The government's justifications for family detention keep falling apart
Are
these really the "least restrictive conditions possible" for the
children in detention, as the Flores settlement requires? Advocates have
been skeptical for a long
time. That's why they filed the lawsuit on which Judge Gee just ruled.
And so have the courts.
Initially,
the government justified opening its detention facilities by saying
that Central Americans wouldn't want to come to the US to begin with if
they knew they would
be detained and possibly deported when they arrived. But in fall 2014, a
judge ruled that "deterring future immigration" wasn't a good enough
reason to keep a family in detention who's already here — if the
government wanted to keep a family in detention while
their case was processed, it needed to demonstrate that that particular
family needed to be there.
So
the government started saying that if a particular family in detention
got released, they would try to escape. But last month, they quietly
dropped that objection as
well. While negotiating the current court case with advocates and Judge
Gee, they put out a memo saying that families would be released once
they'd passed the initial stage of their asylum applications. But that
wasn't enough for advocates, or for the courts.
Meanwhile,
the entire reason the government started detaining families last year
to begin with — the "border surge" — isn't really an issue anymore, for
reasons that have
very little to do with how families in the US are being treated. So the
government is essentially fighting for the flexibility to detain
immigrant families in case something like this happens in the future.

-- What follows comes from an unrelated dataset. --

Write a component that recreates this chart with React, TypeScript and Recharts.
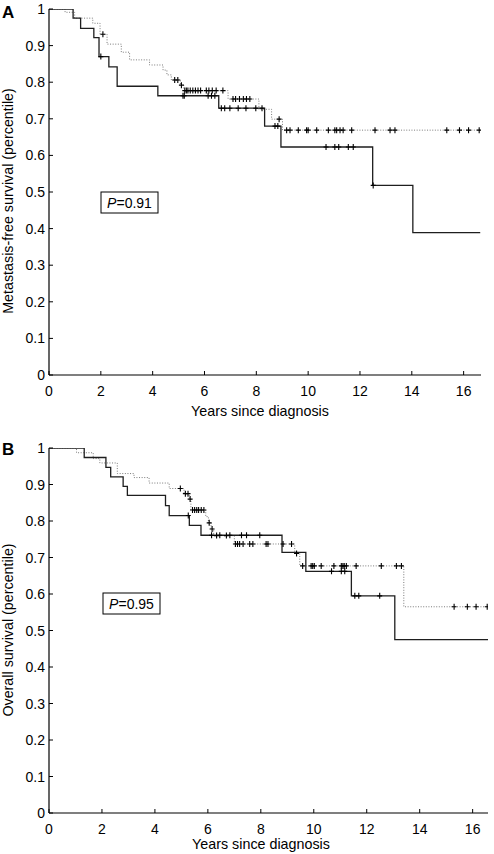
import { ComposedChart, Line, Scatter, XAxis, YAxis } from "recharts";

const xTicks = [0, 2, 4, 6, 8, 10, 12, 14, 16];
const yTicks = [0, 0.1, 0.2, 0.3, 0.4, 0.5, 0.6, 0.7, 0.8, 0.9, 1];

// Panel A: metastasis-free survival
const aSolidTimes = [0, 0.93, 1.22, 1.73, 1.93, 2.31, 2.63, 4.2, 6.55, 8.32, 8.95, 12.49, 14.04, 16.64];
const aSolidSurv = [1, 0.975, 0.947, 0.922, 0.87, 0.842, 0.789, 0.763, 0.729, 0.68, 0.623, 0.518, 0.389, 0.389];
const aSolidCensored = [2.0, 5.17, 5.22, 6.14, 6.27, 6.4, 6.65, 6.78, 6.98, 7.3, 7.6, 7.98, 8.22, 8.72, 8.83, 10.69, 11.03, 11.18, 11.55, 11.74, 12.51];

const aDottedTimes = [0, 0.62, 0.99, 1.69, 1.97, 2.24, 2.79, 3.11, 3.88, 4.4, 4.55, 4.72, 5.07, 5.2, 6.91, 8.1, 8.59, 9.01, 16.64];
const aDottedSurv = [1, 0.991, 0.975, 0.961, 0.931, 0.904, 0.882, 0.861, 0.847, 0.833, 0.82, 0.806, 0.792, 0.777, 0.754, 0.726, 0.699, 0.669, 0.669];
const aDottedCensored = [2.08, 4.85, 4.97, 5.11, 5.24, 5.3, 5.36, 5.45, 5.55, 5.65, 5.75, 5.85, 6.07, 6.17, 6.3, 6.45, 6.71, 7.1, 7.2, 7.35, 7.5, 7.62, 7.75, 8.88, 9.17, 9.3, 9.62, 9.94, 10.0, 10.33, 10.78, 11.03, 11.1, 11.23, 11.35, 11.68, 12.58, 13.16, 13.35, 15.35, 15.84, 16.19, 16.6];

// Panel B: overall survival
const bSolidTimes = [0, 1.33, 2.15, 2.33, 2.8, 2.96, 4.4, 4.54, 5.3, 5.74, 8.8, 9.7, 11.42, 13.06, 16.58];
const bSolidSurv = [1, 0.974, 0.947, 0.921, 0.895, 0.87, 0.842, 0.815, 0.788, 0.761, 0.714, 0.662, 0.595, 0.475, 0.475];
const bSolidCensored = [5.26, 6.14, 6.45, 6.83, 7.27, 7.46, 7.96, 10.67, 11.04, 11.17, 11.55, 11.7, 12.49];

const bDottedTimes = [0, 1.04, 1.67, 1.92, 2.58, 3.21, 3.78, 4.54, 5.1, 5.3, 5.36, 5.92, 6.02, 6.12, 6.22, 7.0, 9.28, 9.47, 13.4, 16.58];
const bDottedSurv = [1, 0.987, 0.971, 0.959, 0.93, 0.919, 0.904, 0.889, 0.875, 0.86, 0.83, 0.812, 0.795, 0.778, 0.76, 0.737, 0.711, 0.677, 0.565, 0.565];
const bDottedCensored = [4.96, 5.15, 5.25, 5.33, 5.42, 5.5, 5.58, 5.65, 5.75, 5.85, 6.05, 6.16, 6.33, 6.7, 7.04, 7.12, 7.2, 7.33, 7.58, 7.7, 8.2, 8.27, 8.84, 9.16, 9.35, 9.58, 9.9, 9.96, 10.02, 10.28, 10.76, 11.04, 11.1, 11.15, 11.23, 11.6, 12.55, 13.12, 13.31, 15.3, 15.8, 16.13, 16.55];

const FONT = "'Liberation Sans', Arial, Helvetica, sans-serif";

function curve(times: number[], surv: number[]) {
  return times.map((t, i) => ({ t, s: surv[i] }));
}

// survival level at each censoring time
function censorPoints(times: number[], surv: number[], marks: number[]) {
  return marks.map((t) => {
    let s = surv[0];
    times.forEach((tt, i) => {
      if (tt <= t) s = surv[i];
    });
    return { t, s };
  });
}

function fmtY(v: number) {
  if (v === 0) return "0";
  if (v === 1) return "1";
  return v.toFixed(1);
}

const Cross = (props: any) => {
  const { cx, cy } = props;
  if (cx == null || cy == null) return null;
  return (
    <path
      d={`M${cx - 2.5},${cy}h5M${cx},${cy - 3}v6`}
      stroke="#000"
      strokeWidth={1.1}
      fill="none"
    />
  );
};

const YTick = (props: any) => {
  const { x, y, payload } = props;
  return (
    <g>
      <line x1={x} y1={y} x2={x + 4} y2={y} stroke="#000" />
      <text x={x - 4} y={y + 5} textAnchor="end" fontSize={14} fontFamily={FONT} fill="#000">
        {fmtY(payload.value)}
      </text>
    </g>
  );
};

const XTick = (props: any) => {
  const { x, y, payload } = props;
  return (
    <g>
      <line x1={x} y1={y} x2={x} y2={y - 4} stroke="#000" />
      <text x={x} y={y + 20.5} textAnchor="middle" fontSize={14} fontFamily={FONT} fill="#000">
        {payload.value}
      </text>
    </g>
  );
};

type PanelProps = {
  top: number;
  height: number;
  marginTop: number;
  marginRight: number;
  axisHeight: number;
  xMax: number;
  solidTimes: number[];
  solidSurv: number[];
  solidCensored: number[];
  dottedTimes: number[];
  dottedSurv: number[];
  dottedCensored: number[];
};

function SurvivalPanel(p: PanelProps) {
  return (
    <div style={{ position: "absolute", left: 0, top: p.top }}>
      <ComposedChart
        width={494}
        height={p.height}
        margin={{ top: p.marginTop, right: p.marginRight, bottom: 0, left: 0 }}
      >
        <XAxis
          type="number"
          dataKey="t"
          domain={[0, p.xMax]}
          ticks={xTicks}
          allowDataOverflow
          height={p.axisHeight}
          tickSize={0}
          tickMargin={0}
          tickLine={false}
          axisLine={{ stroke: "#000", strokeWidth: 1.2 }}
          tick={<XTick />}
          interval={0}
        />
        <YAxis
          type="number"
          dataKey="s"
          domain={[0, 1]}
          ticks={yTicks}
          allowDataOverflow
          width={49}
          tickSize={0}
          tickMargin={0}
          tickLine={false}
          axisLine={{ stroke: "#000", strokeWidth: 1.2 }}
          tick={<YTick />}
          interval={0}
        />
        <Line
          data={curve(p.dottedTimes, p.dottedSurv)}
          dataKey="s"
          type="stepAfter"
          stroke="#7a7a7a"
          strokeWidth={1}
          strokeDasharray="1 1.6"
          dot={false}
          activeDot={false}
          isAnimationActive={false}
        />
        <Line
          data={curve(p.solidTimes, p.solidSurv)}
          dataKey="s"
          type="stepAfter"
          stroke="#1e1e1e"
          strokeWidth={1.3}
          dot={false}
          activeDot={false}
          isAnimationActive={false}
        />
        <Scatter
          data={censorPoints(p.dottedTimes, p.dottedSurv, p.dottedCensored)}
          dataKey="s"
          shape={<Cross />}
          isAnimationActive={false}
        />
        <Scatter
          data={censorPoints(p.solidTimes, p.solidSurv, p.solidCensored)}
          dataKey="s"
          shape={<Cross />}
          isAnimationActive={false}
        />
      </ComposedChart>
    </div>
  );
}

export default function App() {
  return (
    <div
      style={{
        position: "absolute",
        left: 0,
        top: 0,
        width: 494,
        height: 854,
        background: "#fff",
        fontFamily: FONT,
      }}
    >
      <SurvivalPanel
        top={0}
        height={420}
        marginTop={9}
        marginRight={13}
        axisHeight={45}
        xMax={16.67}
        solidTimes={aSolidTimes}
        solidSurv={aSolidSurv}
        solidCensored={aSolidCensored}
        dottedTimes={aDottedTimes}
        dottedSurv={aDottedSurv}
        dottedCensored={aDottedCensored}
      />
      <SurvivalPanel
        top={440}
        height={414}
        marginTop={8}
        marginRight={6}
        axisHeight={41}
        xMax={16.58}
        solidTimes={bSolidTimes}
        solidSurv={bSolidSurv}
        solidCensored={bSolidCensored}
        dottedTimes={bDottedTimes}
        dottedSurv={bDottedSurv}
        dottedCensored={bDottedCensored}
      />
      <svg
        width={494}
        height={854}
        style={{ position: "absolute", left: 0, top: 0, pointerEvents: "none" }}
        fontFamily={FONT}
      >
        <text x={2} y={18} fontSize={17} fontWeight="bold">A</text>
        <text x={2} y={455} fontSize={17} fontWeight="bold">B</text>

        <text x={12.5} y={201} fontSize={14.3} textAnchor="middle" transform="rotate(-90 12.5 201)">
          Metastasis-free survival (percentile)
        </text>
        <text x={12.5} y={630} fontSize={14.3} textAnchor="middle" transform="rotate(-90 12.5 630)">
          Overall survival (percentile)
        </text>

        <text x={260} y={416} fontSize={14.3} textAnchor="middle">Years since diagnosis</text>
        <text x={261} y={849} fontSize={14.3} textAnchor="middle">Years since diagnosis</text>

        <rect x={101} y={192} width={57} height={21} fill="#fff" stroke="#000" strokeWidth={1} />
        <text x={129.5} y={207.5} fontSize={14} textAnchor="middle">
          <tspan fontStyle="italic">P</tspan>=0.91
        </text>
        <rect x={103} y={593} width={57} height={21} fill="#fff" stroke="#000" strokeWidth={1} />
        <text x={131.5} y={608.5} fontSize={14} textAnchor="middle">
          <tspan fontStyle="italic">P</tspan>=0.95
        </text>
      </svg>
    </div>
  );
}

How badly does the Obama administration need to save face?
The
administration is also trying to save face. In summer 2014, it
responded to the political crisis of the "border surge" by ramping up
immigration enforcement. In November
2014, it issued sweeping executive actions on immigration that would
have allowed up to 5 million of the nation's current unauthorized
immigrants to apply for deferred action — protection from deportation —
and work permits. Fast-forward to summer 2015, and
both those initiatives are on the ropes.
The
centerpiece of Obama's executive actions — and the program he was
hoping to hang his immigration legacy on — was the expansion of deferred action. But that's been
stalled in the courts since February. It's unlikely that expanded
deferred action programs are going to go into effect anytime soon, and
the government has quietly stopped preparing to implement them.
Now,
with last week's decision, the administration's biggest second-term
initiative on border security is also endangered. Judge Gee's ruling
doesn't straight-up say that
it's impossible to detain immigrant families humanely, but it certainly
tells the administration that to do it humanely they'd need to start
from scratch. The administration has two options: keep fighting for
family detention in court, or admit that the experiment
has failed for a second time. The question is whether their desire to
avoid outright defeat is strong enough that they'll keep fighting to
preserve a policy everyone but them appears to believe is inhumane.